══ GIVEN INFORMATION ══

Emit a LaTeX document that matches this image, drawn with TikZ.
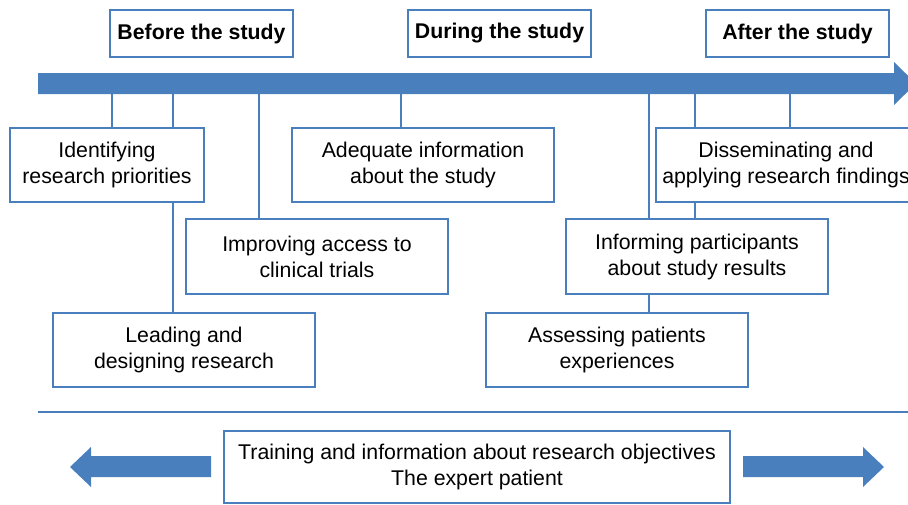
\documentclass[tikz,border=0pt]{standalone}
\usepackage{fontspec}
\setmainfont{Liberation Sans}
\definecolor{cblue}{HTML}{4A7FBE}
\tikzset{
  box/.style={draw=cblue, line width=1.6pt, fill=white, rectangle, align=center,
    inner sep=0pt, font=\fontsize{21.3}{26}\selectfont, minimum height=74pt},
  head/.style={box, font=\fontsize{21.3}{26}\selectfont\bfseries, minimum width=183pt, minimum height=47pt},
  conn/.style={draw=cblue, line width=1.6pt},
  bigarrow/.style={fill=cblue, draw=none}
}
\begin{document}
\begin{tikzpicture}[x=1pt,y=-1pt]
\useasboundingbox (0,0) rectangle (908,504);
\clip (0,0) rectangle (908,504);
% header boxes
\node[head] (before) at (201.5,33.5) {Before the study};
\node[head] (during) at (499.5,33.5) {During the study};
\node[head] (after) at (797.5,33.5) {After the study};
% timeline arrow
\fill[bigarrow] (38,73) -- (894,73) -- (894,62) -- (916,83.5) -- (894,105) -- (894,94) -- (38,94) -- cycle;
\coordinate (b1) at (112,94);
\coordinate (b2) at (173,94);
\coordinate (b3) at (259,94);
\coordinate (b4) at (401,94);
\coordinate (b5) at (649,94);
\coordinate (b6) at (695,94);
\coordinate (b7) at (790,94);
% boxes
\node[box, minimum width=194pt] (ident) at (107,165) {Identifying\\research priorities};
\node[box, minimum width=262pt] (adeq) at (423,165) {Adequate information\\about the study};
\node[box, minimum width=260pt] (dissem) at (786,165) {Disseminating and\\applying research findings};
\node[box, minimum width=262pt, minimum height=75pt] (improv) at (317,256.5) {Improving access to\\clinical trials};
\node[box, minimum width=262pt, minimum height=75pt] (inform) at (697,256.5) {Informing participants\\about study results};
\node[box, minimum width=262pt] (lead) at (184,350) {Leading and\\designing research};
\node[box, minimum width=262pt] (assess) at (617,350) {Assessing patients\\experiences};
% connectors
\draw[conn] (b1) -- (ident.north -| b1);
\draw[conn] (b2) -- (ident.north -| b2);
\draw[conn] (ident.south -| b2) -- (lead.north -| b2);
\draw[conn] (b3) -- (improv.north -| b3);
\draw[conn] (b4) -- (adeq.north -| b4);
\draw[conn] (b5) -- (inform.north -| b5);
\draw[conn] (inform.south -| b5) -- (assess.north -| b5);
\draw[conn] (b6) -- (dissem.north -| b6);
\draw[conn] (dissem.south -| b6) -- (inform.north -| b6);
\draw[conn] (b7) -- (dissem.north -| b7);
% separator
\coordinate (s1) at (38,412);
\coordinate (s2) at (908,412);
\draw[conn] (s1) -- (s2);
% bottom
\node[box, minimum width=506pt, minimum height=72pt] (train) at (477,467) {Training and information about research objectives\\The expert patient};
\fill[bigarrow] (211,456) -- (91,456) -- (91,447) -- (70,467) -- (91,487) -- (91,477) -- (211,477) -- cycle;
\fill[bigarrow] (743,456) -- (863,456) -- (863,447) -- (884,467) -- (863,487) -- (863,477) -- (743,477) -- cycle;
\end{tikzpicture}
\end{document}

═══

__WRITTEN INSTRUCTION__. Give all the lines above again, character for character, without pictures.

__TASK RESULT__.
Emit a LaTeX document that matches this image, drawn with TikZ.
\documentclass[tikz,border=0pt]{standalone}
\usepackage{fontspec}
\setmainfont{Liberation Sans}
\definecolor{cblue}{HTML}{4A7FBE}
\tikzset{
  box/.style={draw=cblue, line width=1.6pt, fill=white, rectangle, align=center,
    inner sep=0pt, font=\fontsize{21.3}{26}\selectfont, minimum height=74pt},
  head/.style={box, font=\fontsize{21.3}{26}\selectfont\bfseries, minimum width=183pt, minimum height=47pt},
  conn/.style={draw=cblue, line width=1.6pt},
  bigarrow/.style={fill=cblue, draw=none}
}
\begin{document}
\begin{tikzpicture}[x=1pt,y=-1pt]
\useasboundingbox (0,0) rectangle (908,504);
\clip (0,0) rectangle (908,504);
% header boxes
\node[head] (before) at (201.5,33.5) {Before the study};
\node[head] (during) at (499.5,33.5) {During the study};
\node[head] (after) at (797.5,33.5) {After the study};
% timeline arrow
\fill[bigarrow] (38,73) -- (894,73) -- (894,62) -- (916,83.5) -- (894,105) -- (894,94) -- (38,94) -- cycle;
\coordinate (b1) at (112,94);
\coordinate (b2) at (173,94);
\coordinate (b3) at (259,94);
\coordinate (b4) at (401,94);
\coordinate (b5) at (649,94);
\coordinate (b6) at (695,94);
\coordinate (b7) at (790,94);
% boxes
\node[box, minimum width=194pt] (ident) at (107,165) {Identifying\\research priorities};
\node[box, minimum width=262pt] (adeq) at (423,165) {Adequate information\\about the study};
\node[box, minimum width=260pt] (dissem) at (786,165) {Disseminating and\\applying research findings};
\node[box, minimum width=262pt, minimum height=75pt] (improv) at (317,256.5) {Improving access to\\clinical trials};
\node[box, minimum width=262pt, minimum height=75pt] (inform) at (697,256.5) {Informing participants\\about study results};
\node[box, minimum width=262pt] (lead) at (184,350) {Leading and\\designing research};
\node[box, minimum width=262pt] (assess) at (617,350) {Assessing patients\\experiences};
% connectors
\draw[conn] (b1) -- (ident.north -| b1);
\draw[conn] (b2) -- (ident.north -| b2);
\draw[conn] (ident.south -| b2) -- (lead.north -| b2);
\draw[conn] (b3) -- (improv.north -| b3);
\draw[conn] (b4) -- (adeq.north -| b4);
\draw[conn] (b5) -- (inform.north -| b5);
\draw[conn] (inform.south -| b5) -- (assess.north -| b5);
\draw[conn] (b6) -- (dissem.north -| b6);
\draw[conn] (dissem.south -| b6) -- (inform.north -| b6);
\draw[conn] (b7) -- (dissem.north -| b7);
% separator
\coordinate (s1) at (38,412);
\coordinate (s2) at (908,412);
\draw[conn] (s1) -- (s2);
% bottom
\node[box, minimum width=506pt, minimum height=72pt] (train) at (477,467) {Training and information about research objectives\\The expert patient};
\fill[bigarrow] (211,456) -- (91,456) -- (91,447) -- (70,467) -- (91,487) -- (91,477) -- (211,477) -- cycle;
\fill[bigarrow] (743,456) -- (863,456) -- (863,447) -- (884,467) -- (863,487) -- (863,477) -- (743,477) -- cycle;
\end{tikzpicture}
\end{document}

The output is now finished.